Although I primarily use Mastodon for my every-day social networking, which is more focused on the things I am actually interested in, I always kept Twitter around too as an app on my phone. This is because every time I try to remove it, I quickly feel as though I must be missing out on something. It always felt as though some news or useful announcement would go unnoticed.

However, over the past few weeks and months I’ve found myself once again often getting into endless and mindless Twitter scrolling sessions. I feel as though I rarely come out of these with any positive gain, and then get frustrated with myself for wasting time.

One might ask what is is that I get out of Mastodon, and why this is time more usefully spent than on Twitter. This equally then may lead to thoughts along the lines of “you’re just not following the right people”. This is a fair comment, but curating a following list should be an interesting and pleasurable experience. This feels to be no longer the case on Twitter.

Beyond this, there’s also the notion of the algorithmic timeline (tweets you may have missed, or which Twitter thinks you should see again), as well as the pseudo timelines you’re force-fed around the “likes” of those you follow.

This is seemingly at random, but I imagine it is massively under the control of “the Twitter algorithm” to the extent where what was once an innocent and useful bookmarking feature now becomes a game of retweet roulette.

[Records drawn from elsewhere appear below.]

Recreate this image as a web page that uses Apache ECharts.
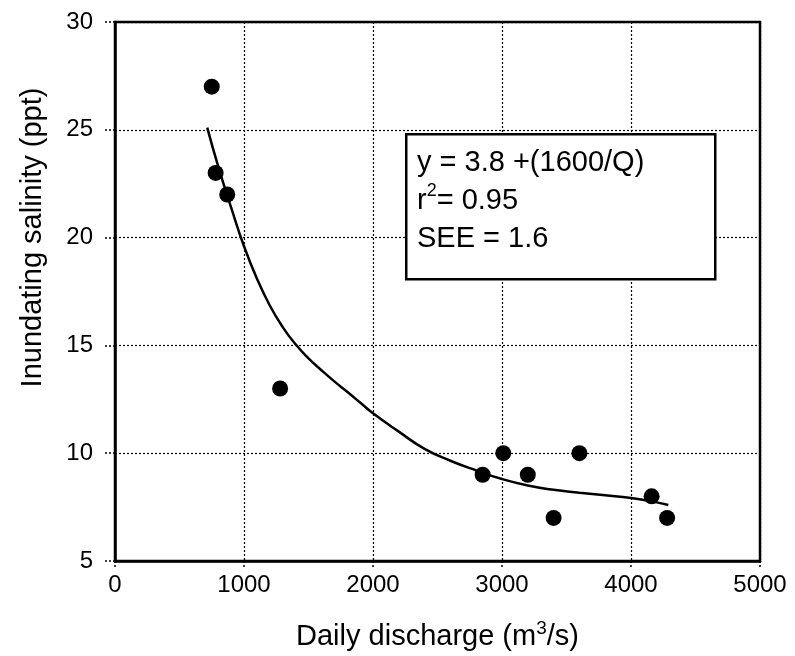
<!DOCTYPE html>
<html><head><meta charset="utf-8">
<script src="https://cdn.jsdelivr.net/npm/echarts@6/dist/echarts.min.js"></script>
<style>html,body{margin:0;padding:0;background:#fff}#c{width:795px;height:656px}</style>
</head><body><div id="c"></div>
<script>
// Observed data: daily discharge (m3/s) vs inundating salinity (ppt)
const discharge = [750, 780, 870, 1280, 2850, 3010, 3200, 3400, 3600, 4160, 4280];
const salinity  = [27, 23, 22, 13, 9, 10, 9, 7, 10, 8, 7];
// Fitted curve
const fitQ = [715, 800, 900, 1000, 1100, 1200, 1300, 1400, 1500, 1600, 1700, 1800, 1900, 2000, 2200, 2400, 2600, 2800, 3000, 3200, 3400, 3600, 3800, 4000, 4200, 4289];
const fitS = [25.1, 23.3, 21.4, 19.6, 18.1, 16.85, 15.85, 15.05, 14.4, 13.85, 13.33, 12.85, 12.35, 11.85, 11.0, 10.2, 9.65, 9.2, 8.8, 8.5, 8.3, 8.17, 8.05, 7.92, 7.72, 7.6];
const xTicks = [0, 1000, 2000, 3000, 4000, 5000];
const yTicks = [5, 10, 15, 20, 25, 30];
const boxLines = ['y = 3.8 +(1600/Q)', 'r{sup|2}= 0.95', 'SEE = 1.6'];

const FONT = '"Liberation Sans", Arial, Helvetica, sans-serif';
const chart = echarts.init(document.getElementById('c'), null, {renderer: 'canvas'});
chart.setOption({
  animation: false,
  backgroundColor: '#fff',
  grid: {left: 115, right: 35, top: 22, bottom: 95, show: true, borderColor: '#000', borderWidth: 2.5, backgroundColor: 'transparent'},
  xAxis: {
    type: 'value', min: xTicks[0], max: xTicks[xTicks.length - 1], interval: 1000,
    name: 'Daily discharge (m{sup|3}/s)', nameLocation: 'middle', nameGap: 58,
    nameTextStyle: {color: '#000', fontSize: 29, fontFamily: FONT,
      rich: {sup: {fontSize: 19, verticalAlign: 'top', padding: [0, 0, 16, 0], color: '#000', fontFamily: FONT}}},
    axisLine: {show: true, lineStyle: {color: '#000', width: 2.5}},
    axisTick: {show: true, length: 6, lineStyle: {color: '#000', width: 1.5, type: [2, 2]}},
    axisLabel: {color: '#000', fontSize: 24, fontFamily: FONT, margin: 12, formatter: v => String(v)},
    splitLine: {show: true, lineStyle: {color: '#000', width: 1.2, type: [2, 2]}}
  },
  yAxis: {
    type: 'value', min: yTicks[0], max: yTicks[yTicks.length - 1], interval: 5,
    name: 'Inundating salinity (ppt)', nameLocation: 'middle', nameGap: 68,
    nameTextStyle: {color: '#000', fontSize: 29, fontFamily: FONT, padding: [0, 0, 0, 108]},
    axisLine: {show: true, lineStyle: {color: '#000', width: 2.5}},
    axisTick: {show: true, length: 10, lineStyle: {color: '#000', width: 1.5, type: [2, 2]}},
    axisLabel: {color: '#000', fontSize: 24, fontFamily: FONT, margin: 22, formatter: v => String(v)},
    splitLine: {show: true, lineStyle: {color: '#000', width: 1.2, type: [2, 2]}}
  },
  series: [
    {
      type: 'line', data: fitQ.map((q, i) => [q, fitS[i]]), smooth: true, showSymbol: false,
      lineStyle: {color: '#000', width: 2.5}, z: 3
    },
    {
      type: 'scatter', data: discharge.map((q, i) => [q, salinity[i]]), symbol: 'circle', symbolSize: 16,
      itemStyle: {color: '#000', opacity: 1}, z: 4
    }
  ],
  graphic: [
    {type: 'rect', left: 405, top: 133, shape: {width: 309, height: 145}, z: 10,
      style: {fill: '#fff', stroke: '#000', lineWidth: 2.5}},
    {type: 'text', left: 417, top: 144, z: 11,
      style: {text: boxLines.join('\n'), fill: '#000', font: '29px ' + FONT, lineHeight: 38,
        rich: {sup: {fontSize: 18, verticalAlign: 'top', padding: [0, 0, 15, 0], fill: '#000', fontFamily: FONT, lineHeight: 38}}}}
  ]
});
</script></body></html>
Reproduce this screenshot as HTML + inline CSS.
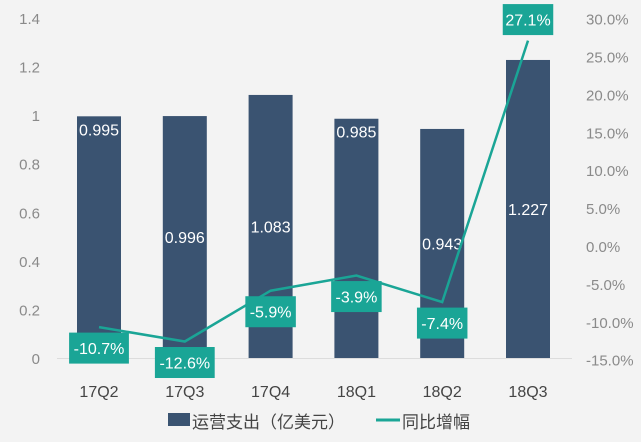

More and more I even see cases of tweets injected into my timeline from users that are followed by the people I follow - this is two hops through the social graph but without explicit retweets or likes from those that I directly follow. Given Twitter’s own 3.4 degrees of separation (and that paper is from 10 years ago already), what is the point of choosing who to follow?

On top of these “features” are the seemingly-newer “topics you may like” feature and, of course, the adverts.

The image below shows my Twitter home feed containing three tweets (the first and last cannot be fully shown due to the size of my phone screen). None of these tweets are from people I follow; the first is an ad, the second is advertising a “topic”, and the last is a “like” from someone I do follow.

Twitter screenshot showing my homefeed containing three tweets from people I don’t follow

All of this boils down to the fact that choosing who you follow becomes less and less impactful on the information you actually receive on Twitter. The only reason for this is that it makes the platform more addictive (as I’ve experienced) so that you spend more time on it so that Twitter makes more money from you viewing the ads. Although there are other apps available that try to bypass some of these “features”, it doesn’t feel right to give the service more of my time without getting anything useful out of it.

Anyway, /rant over. What am I going to do about it?

It’s time to qualify what Twitter actually does offer. I’ve started a sort of Twitter “diary”, in which I plan to log takeaways from my time on the platform. If I find myself on Twitter (as I often subconciously do, even having removed it from my homescreen), I will note useful or meaningful learnings or findings in the diary. I’ll also include humorous and phatic content, since a laugh always feels constructive (to me, anyway).

After a few weeks, I’ll assess the diary and measure any learnings against whether I could have learned the same from other sources (e.g. my RSS feeds or Mastodon).